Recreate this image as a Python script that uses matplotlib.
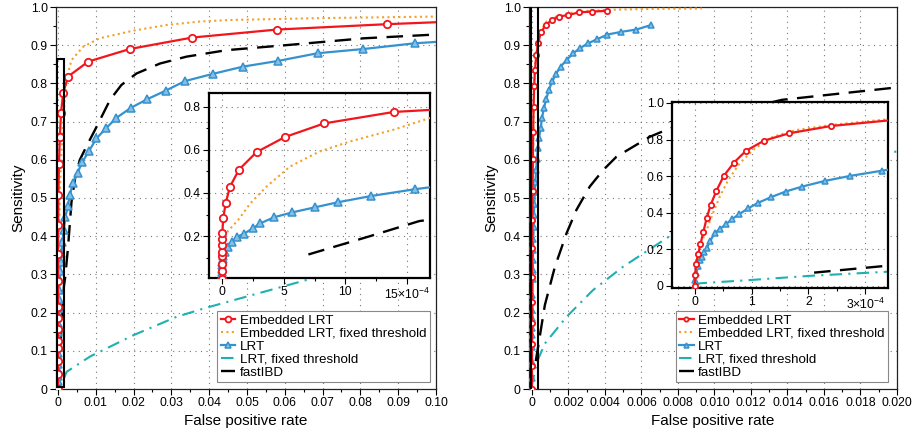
import matplotlib
matplotlib.use('Agg')
import matplotlib.pyplot as plt
from matplotlib.patches import Rectangle
from matplotlib.ticker import MultipleLocator, FixedLocator, FixedFormatter

plt.rcParams['font.family'] = ['Liberation Sans', 'DejaVu Sans']
plt.rcParams['mathtext.fontset'] = 'custom'
plt.rcParams['mathtext.rm'] = 'Liberation Sans'
plt.rcParams['mathtext.it'] = 'Liberation Sans:italic'

# ---------------- left panel data (false positive rate, sensitivity)
emb_x_a = [0, 0, 0, 0, 0.0000005, 0.000001, 0.000002, 0.000003, 0.00001, 0.00003, 0.000065,
           0.000138, 0.00028, 0.00051, 0.000827, 0.00139, 0.0027, 0.008, 0.019, 0.0355,
           0.058, 0.087, 0.12]
emb_y_a = [0, 0.04, 0.073, 0.108, 0.125, 0.158, 0.185, 0.214, 0.282, 0.353, 0.429,
           0.508, 0.589, 0.659, 0.722, 0.775, 0.818, 0.857, 0.890, 0.920,
           0.941, 0.955, 0.968]

fix_x_a = [0, 0.0000006, 0.0000024, 0.0000065, 0.00013, 0.00023, 0.00036, 0.00055,
           0.00079, 0.00104, 0.00139, 0.0017, 0.0023, 0.0036, 0.0067, 0.011, 0.0199,
           0.0288, 0.0376, 0.0455, 0.07, 0.1]
fix_y_a = [0, 0.04, 0.12, 0.197, 0.274, 0.352, 0.429, 0.522, 0.592, 0.639, 0.693, 0.750,
           0.813, 0.861, 0.896, 0.918, 0.938, 0.953, 0.962, 0.966, 0.971, 0.975]

lrt_x_a = [0, 0, 0.0000003, 0.0000006, 0.000001, 0.000002, 0.000004, 0.000007, 0.000012,
           0.000024, 0.000051, 0.000079, 0.000124, 0.00018, 0.00025, 0.00031, 0.00042,
           0.00057, 0.00075, 0.00094, 0.00121, 0.00156, 0.0020, 0.0026, 0.0032, 0.0039,
           0.0052, 0.0065, 0.0083, 0.0102, 0.0127, 0.0155, 0.0193, 0.0235, 0.0285, 0.0336,
           0.041, 0.049, 0.0583, 0.0687, 0.0808, 0.0944, 0.11]
lrt_y_a = [0, 0.01, 0.02, 0.035, 0.05, 0.065, 0.08, 0.095, 0.11,
           0.127, 0.150, 0.173, 0.197, 0.212, 0.236, 0.259, 0.287,
           0.310, 0.333, 0.357, 0.386, 0.417, 0.45, 0.479, 0.508, 0.538,
           0.566, 0.595, 0.624, 0.656, 0.682, 0.710, 0.736, 0.758, 0.781, 0.806,
           0.825, 0.844, 0.859, 0.879, 0.890, 0.905, 0.915]

tf_x_a = [0.0017, 0.0023, 0.0085, 0.02, 0.0314, 0.039, 0.0667, 0.1]
tf_y_a = [0.03, 0.045, 0.085, 0.141, 0.189, 0.212, 0.288, 0.365]

ibd_x_a = [0.0007, 0.0012, 0.0016, 0.0019, 0.0027, 0.0036, 0.0046, 0.0058, 0.0078, 0.0098,
           0.0138, 0.0168, 0.0208, 0.027, 0.034, 0.0446, 0.0614, 0.0808, 0.1]
ibd_y_a = [0.115, 0.20, 0.27, 0.29, 0.373, 0.49, 0.555, 0.60, 0.64, 0.678,
           0.757, 0.796, 0.826, 0.852, 0.870, 0.887, 0.901, 0.918, 0.928]

# ---------------- right panel data
emb_x_b = [0, 0.000001, 0.000002, 0.000006, 0.00001, 0.000015, 0.000021, 0.000028, 0.000038,
           0.000051, 0.000069, 0.00009, 0.000122, 0.000166, 0.00024, 0.00035, 0.00049,
           0.00077, 0.00108, 0.00149, 0.00199, 0.00259, 0.0033, 0.00414]
emb_y_b = [0, 0.06, 0.119, 0.173, 0.228, 0.293, 0.37, 0.443, 0.519,
           0.601, 0.674, 0.738, 0.794, 0.834, 0.874, 0.907, 0.934,
           0.953, 0.966, 0.975, 0.979, 0.986, 0.988, 0.990]

fix_x_b = [0, 0.000003, 0.000009, 0.000021, 0.000032, 0.000044, 0.000059, 0.000079, 0.000106,
           0.000138, 0.000179, 0.00024, 0.00034, 0.0005, 0.0008, 0.0012, 0.002, 0.003,
           0.0045, 0.0065, 0.0093]
fix_y_b = [0, 0.105, 0.215, 0.306, 0.397, 0.488, 0.579, 0.670, 0.752,
           0.816, 0.852, 0.880, 0.911, 0.94, 0.962, 0.973, 0.984, 0.99,
           0.993, 0.995, 0.996]

lrt_x_b = [0, 0.000001, 0.000003, 0.000006, 0.000009, 0.000012, 0.000016, 0.000021, 0.000027,
           0.000035, 0.000044, 0.000055, 0.000065, 0.000078, 0.000094, 0.000112, 0.000134,
           0.00016, 0.000189, 0.000229, 0.000273, 0.00033, 0.00038, 0.00048, 0.00055,
           0.00066, 0.00078, 0.00093, 0.00111, 0.00131, 0.00157, 0.0019, 0.00226, 0.00266,
           0.00308, 0.00354, 0.00414, 0.0049, 0.00572, 0.00654]
lrt_y_b = [0, 0.03, 0.07, 0.11, 0.142, 0.16, 0.185, 0.206, 0.245,
           0.288, 0.311, 0.337, 0.364, 0.392, 0.424, 0.455, 0.485,
           0.516, 0.543, 0.574, 0.601, 0.630, 0.656, 0.682, 0.709,
           0.736, 0.758, 0.783, 0.805, 0.824, 0.844, 0.861, 0.879, 0.893,
           0.905, 0.915, 0.928, 0.935, 0.941, 0.953]

tf_x_b = [0, 0.00001, 0.0001, 0.0002, 0.00034, 0.00071, 0.0019, 0.00335, 0.00499, 0.00681,
          0.0077, 0.0100, 0.0130, 0.0160, 0.0199, 0.021]
tf_y_b = [0.005, 0.015, 0.033, 0.055, 0.078, 0.119, 0.189, 0.259, 0.32, 0.377,
          0.405, 0.46, 0.52, 0.57, 0.621, 0.635]

ibd_x_b = [0.00021, 0.00034, 0.00071, 0.00126, 0.0019, 0.00244, 0.00317, 0.0039, 0.00463,
           0.00554, 0.00645, 0.00754, 0.0100, 0.0137, 0.0199, 0.021]
ibd_y_b = [0.073, 0.111, 0.22, 0.32, 0.408, 0.469, 0.530, 0.573, 0.608,
           0.634, 0.660, 0.682, 0.715, 0.757, 0.789, 0.793]

labels = ['Embedded LRT', 'Embedded LRT, fixed threshold', 'LRT', 'LRT, fixed threshold', 'fastIBD']

# tick positions / labels
sens_ticks = [i / 10 for i in range(11)]
sens_labels = ['0', '0.1', '0.2', '0.3', '0.4', '0.5', '0.6', '0.7', '0.8', '0.9', '1.0']
fpr_ticks_a = [i / 100 for i in range(11)]
fpr_labels_a = ['0', '0.01', '0.02', '0.03', '0.04', '0.05', '0.06', '0.07', '0.08', '0.09', '0.10']
fpr_ticks_b = [i / 500 for i in range(11)]
fpr_labels_b = ['0', '0.002', '0.004', '0.006', '0.008', '0.010', '0.012', '0.014', '0.016',
                '0.018', '0.020']

RED = '#f2161c'
ORANGE = '#f4a029'
BLUE = '#3592cf'
TEAL = '#1fb1b0'

W, H = 918, 434
fig = plt.figure(figsize=(W / 100, H / 100), dpi=100)


def box(l, t, r, b):
    # pixel box -> figure rect
    return [l / W, 1 - b / H, (r - l) / W, (b - t) / H]


def draw(ax, data, ms_o, ms_t):
    (ex, ey), (fx, fy), (lx, ly), (tx, ty), (bx, by) = data
    h = []
    h += ax.plot(ex, ey, color=RED, lw=1.6, marker='o', ms=ms_o, mfc='white', mec=RED, mew=1.3, zorder=5)
    h += ax.plot(fx, fy, color=ORANGE, lw=1.5, ls=(0, (1, 1.6)), zorder=4)
    h += ax.plot(lx, ly, color=BLUE, lw=1.6, marker='^', ms=ms_t, mfc='#86bfe6', mec=BLUE, mew=1.1, zorder=3)
    h += ax.plot(tx, ty, color=TEAL, lw=1.5, ls=(0, (6, 3, 1, 3)), zorder=2)
    h += ax.plot(bx, by, color='black', lw=1.7, ls=(0, (7, 4)), zorder=2)
    return h


def style(ax, lw=0.9):
    ax.grid(True, which='major', color='#777777', lw=0.8, ls=(0, (1, 4)))
    ax.tick_params(which='both', direction='out', top=False, right=False, labelsize=8.8, pad=2, width=0.8)
    ax.tick_params(which='major', length=4)
    ax.tick_params(which='minor', length=2.5)
    for s in ax.spines.values():
        s.set_linewidth(lw)
        s.set_color('#222222')


panels = [
    dict(main=box(56, 7, 436, 389), inset=box(209, 93, 430, 278),
         xlim=(-0.0005, 0.1), inlim=(-0.000105, 0.001685), inylim=(0.006, 0.863),
         xt=fpr_ticks_a, xl=fpr_labels_a, xmin=0.005,
         inxt=[0, 0.0005, 0.001, 0.0015], inxl=['0', '5', '10', '15×10$^{-4}$'], inxmin=0.00025,
         inyt=[0.2, 0.4, 0.6, 0.8], inyl=['0.2', '0.4', '0.6', '0.8'],
         data=[(emb_x_a, emb_y_a), (fix_x_a, fix_y_a), (lrt_x_a, lrt_y_a), (tf_x_a, tf_y_a), (ibd_x_a, ibd_y_a)],
         ms=(5.3, 5.6), leg=430),
    dict(main=box(529, 7, 897, 389), inset=box(672, 102, 888, 288),
         xlim=(-0.00016, 0.02), inlim=(-0.00004, 0.00034), inylim=(-0.011, 1.005),
         xt=fpr_ticks_b, xl=fpr_labels_b, xmin=0.001,
         inxt=[0, 0.0001, 0.0002, 0.0003], inxl=['0', '1', '2', '3×10$^{-4}$'], inxmin=0.00005,
         inyt=[0, 0.2, 0.4, 0.6, 0.8, 1.0], inyl=['0', '0.2', '0.4', '0.6', '0.8', '1.0'],
         data=[(emb_x_b, emb_y_b), (fix_x_b, fix_y_b), (lrt_x_b, lrt_y_b), (tf_x_b, tf_y_b), (ibd_x_b, ibd_y_b)],
         ms=(3.8, 4.4), leg=888),
]

for p in panels:
    ax = fig.add_axes(p['main'])
    handles = draw(ax, p['data'], *p['ms'])
    ax.set_xlim(*p['xlim'])
    ax.set_ylim(0, 1)
    ax.xaxis.set_major_locator(FixedLocator(p['xt']))
    ax.xaxis.set_major_formatter(FixedFormatter(p['xl']))
    ax.xaxis.set_minor_locator(MultipleLocator(p['xmin']))
    ax.yaxis.set_major_locator(FixedLocator(sens_ticks))
    ax.yaxis.set_major_formatter(FixedFormatter(sens_labels))
    ax.yaxis.set_minor_locator(MultipleLocator(0.05))
    style(ax)
    ax.set_xlabel('False positive rate', fontsize=11, labelpad=3)
    ax.set_ylabel('Sensitivity', fontsize=11, labelpad=4)
    ax.add_patch(Rectangle((p['inlim'][0], p['inylim'][0]), p['inlim'][1] - p['inlim'][0],
                           p['inylim'][1] - p['inylim'][0], fill=False, ec='black', lw=1.5, zorder=6))
    leg = ax.legend(handles, labels, loc='lower right', bbox_to_anchor=(p['leg'] / W, 1 - 382 / H),
                    bbox_transform=fig.transFigure, borderaxespad=0, fancybox=False, framealpha=1,
                    edgecolor='#888888', fontsize=9.6, labelspacing=0.05, handlelength=1.1,
                    handletextpad=0.35, borderpad=0.25, numpoints=1, markerscale=0.8)
    leg.get_frame().set_linewidth(0.8)
    leg.set_zorder(10)

    ins = fig.add_axes(p['inset'])
    draw(ins, p['data'], *p['ms'])
    ins.set_xlim(*p['inlim'])
    ins.set_ylim(*p['inylim'])
    ins.xaxis.set_major_locator(FixedLocator(p['inxt']))
    ins.xaxis.set_major_formatter(FixedFormatter(p['inxl']))
    ins.xaxis.set_minor_locator(MultipleLocator(p['inxmin']))
    ins.yaxis.set_major_locator(FixedLocator(p['inyt']))
    ins.yaxis.set_major_formatter(FixedFormatter(p['inyl']))
    ins.yaxis.set_minor_locator(MultipleLocator(0.1))
    style(ins, lw=1.6)
    for s in ins.spines.values():
        s.set_color('black')

fig.savefig('out.png', dpi=100)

+-------+

Your instructions
Identify which lines contain the word "matplotlib" and copy each one.

The completed task
Recreate this image as a Python script that uses matplotlib.
import matplotlib
matplotlib.use('Agg')
import matplotlib.pyplot as plt
from matplotlib.patches import Rectangle
from matplotlib.ticker import MultipleLocator, FixedLocator, FixedFormatter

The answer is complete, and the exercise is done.